● Written exercise
All of the lines below are to be printed again exactly; images are excluded from the output.
* * * * * * *
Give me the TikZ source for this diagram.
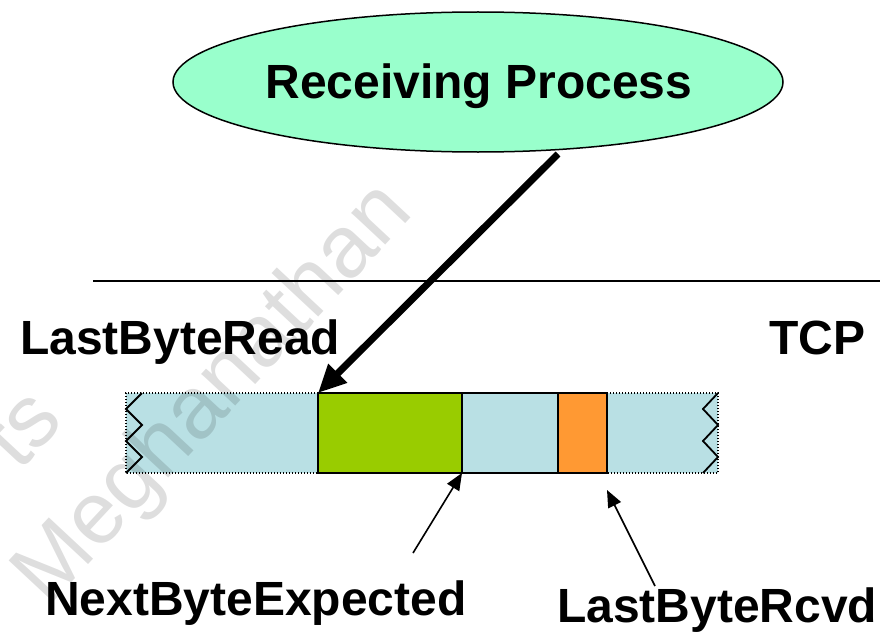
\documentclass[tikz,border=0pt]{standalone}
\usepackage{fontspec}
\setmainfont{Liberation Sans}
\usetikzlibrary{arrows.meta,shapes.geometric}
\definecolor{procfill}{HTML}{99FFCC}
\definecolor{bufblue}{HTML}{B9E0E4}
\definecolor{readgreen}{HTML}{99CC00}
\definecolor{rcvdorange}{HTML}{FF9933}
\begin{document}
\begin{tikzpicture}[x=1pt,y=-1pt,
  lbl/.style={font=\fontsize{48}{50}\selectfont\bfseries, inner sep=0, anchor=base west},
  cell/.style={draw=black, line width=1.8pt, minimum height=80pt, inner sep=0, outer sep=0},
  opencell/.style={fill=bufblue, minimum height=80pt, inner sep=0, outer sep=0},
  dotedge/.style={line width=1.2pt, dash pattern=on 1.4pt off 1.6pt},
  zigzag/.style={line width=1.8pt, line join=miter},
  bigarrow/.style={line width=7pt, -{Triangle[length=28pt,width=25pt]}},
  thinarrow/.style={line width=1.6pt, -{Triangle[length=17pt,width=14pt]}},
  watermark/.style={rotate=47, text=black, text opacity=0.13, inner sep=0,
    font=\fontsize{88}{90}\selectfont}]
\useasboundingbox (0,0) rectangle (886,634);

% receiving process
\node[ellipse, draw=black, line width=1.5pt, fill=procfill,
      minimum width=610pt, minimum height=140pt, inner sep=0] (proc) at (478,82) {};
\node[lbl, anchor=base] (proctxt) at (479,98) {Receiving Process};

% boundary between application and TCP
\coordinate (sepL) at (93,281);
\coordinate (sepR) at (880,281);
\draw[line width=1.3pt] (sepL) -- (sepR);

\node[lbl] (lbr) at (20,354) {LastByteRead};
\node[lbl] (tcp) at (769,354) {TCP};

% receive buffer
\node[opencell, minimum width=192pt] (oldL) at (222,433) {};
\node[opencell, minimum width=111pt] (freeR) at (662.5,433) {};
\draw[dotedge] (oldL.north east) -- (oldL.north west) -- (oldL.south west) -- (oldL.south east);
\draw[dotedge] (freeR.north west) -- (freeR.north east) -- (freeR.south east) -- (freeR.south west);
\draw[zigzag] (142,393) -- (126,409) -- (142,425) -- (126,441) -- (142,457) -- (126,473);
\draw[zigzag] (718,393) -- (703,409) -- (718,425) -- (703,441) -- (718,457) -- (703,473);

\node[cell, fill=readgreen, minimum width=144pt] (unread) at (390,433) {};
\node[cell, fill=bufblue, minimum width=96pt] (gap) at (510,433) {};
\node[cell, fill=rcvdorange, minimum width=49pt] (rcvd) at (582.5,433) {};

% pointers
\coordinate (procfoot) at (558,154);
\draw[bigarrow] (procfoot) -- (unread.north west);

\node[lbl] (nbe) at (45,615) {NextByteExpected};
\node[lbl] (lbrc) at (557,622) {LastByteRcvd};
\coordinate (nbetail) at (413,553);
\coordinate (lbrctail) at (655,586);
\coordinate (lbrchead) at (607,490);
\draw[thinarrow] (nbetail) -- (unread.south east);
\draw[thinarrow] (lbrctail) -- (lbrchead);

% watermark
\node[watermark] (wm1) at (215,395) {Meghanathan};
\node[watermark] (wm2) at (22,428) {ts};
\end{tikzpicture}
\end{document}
* * * * * * *
● Written solution
Give me the TikZ source for this diagram.
\documentclass[tikz,border=0pt]{standalone}
\usepackage{fontspec}
\setmainfont{Liberation Sans}
\usetikzlibrary{arrows.meta,shapes.geometric}
\definecolor{procfill}{HTML}{99FFCC}
\definecolor{bufblue}{HTML}{B9E0E4}
\definecolor{readgreen}{HTML}{99CC00}
\definecolor{rcvdorange}{HTML}{FF9933}
\begin{document}
\begin{tikzpicture}[x=1pt,y=-1pt,
  lbl/.style={font=\fontsize{48}{50}\selectfont\bfseries, inner sep=0, anchor=base west},
  cell/.style={draw=black, line width=1.8pt, minimum height=80pt, inner sep=0, outer sep=0},
  opencell/.style={fill=bufblue, minimum height=80pt, inner sep=0, outer sep=0},
  dotedge/.style={line width=1.2pt, dash pattern=on 1.4pt off 1.6pt},
  zigzag/.style={line width=1.8pt, line join=miter},
  bigarrow/.style={line width=7pt, -{Triangle[length=28pt,width=25pt]}},
  thinarrow/.style={line width=1.6pt, -{Triangle[length=17pt,width=14pt]}},
  watermark/.style={rotate=47, text=black, text opacity=0.13, inner sep=0,
    font=\fontsize{88}{90}\selectfont}]
\useasboundingbox (0,0) rectangle (886,634);

% receiving process
\node[ellipse, draw=black, line width=1.5pt, fill=procfill,
      minimum width=610pt, minimum height=140pt, inner sep=0] (proc) at (478,82) {};
\node[lbl, anchor=base] (proctxt) at (479,98) {Receiving Process};

% boundary between application and TCP
\coordinate (sepL) at (93,281);
\coordinate (sepR) at (880,281);
\draw[line width=1.3pt] (sepL) -- (sepR);

\node[lbl] (lbr) at (20,354) {LastByteRead};
\node[lbl] (tcp) at (769,354) {TCP};

% receive buffer
\node[opencell, minimum width=192pt] (oldL) at (222,433) {};
\node[opencell, minimum width=111pt] (freeR) at (662.5,433) {};
\draw[dotedge] (oldL.north east) -- (oldL.north west) -- (oldL.south west) -- (oldL.south east);
\draw[dotedge] (freeR.north west) -- (freeR.north east) -- (freeR.south east) -- (freeR.south west);
\draw[zigzag] (142,393) -- (126,409) -- (142,425) -- (126,441) -- (142,457) -- (126,473);
\draw[zigzag] (718,393) -- (703,409) -- (718,425) -- (703,441) -- (718,457) -- (703,473);

\node[cell, fill=readgreen, minimum width=144pt] (unread) at (390,433) {};
\node[cell, fill=bufblue, minimum width=96pt] (gap) at (510,433) {};
\node[cell, fill=rcvdorange, minimum width=49pt] (rcvd) at (582.5,433) {};

% pointers
\coordinate (procfoot) at (558,154);
\draw[bigarrow] (procfoot) -- (unread.north west);

\node[lbl] (nbe) at (45,615) {NextByteExpected};
\node[lbl] (lbrc) at (557,622) {LastByteRcvd};
\coordinate (nbetail) at (413,553);
\coordinate (lbrctail) at (655,586);
\coordinate (lbrchead) at (607,490);
\draw[thinarrow] (nbetail) -- (unread.south east);
\draw[thinarrow] (lbrctail) -- (lbrchead);

% watermark
\node[watermark] (wm1) at (215,395) {Meghanathan};
\node[watermark] (wm2) at (22,428) {ts};
\end{tikzpicture}
\end{document}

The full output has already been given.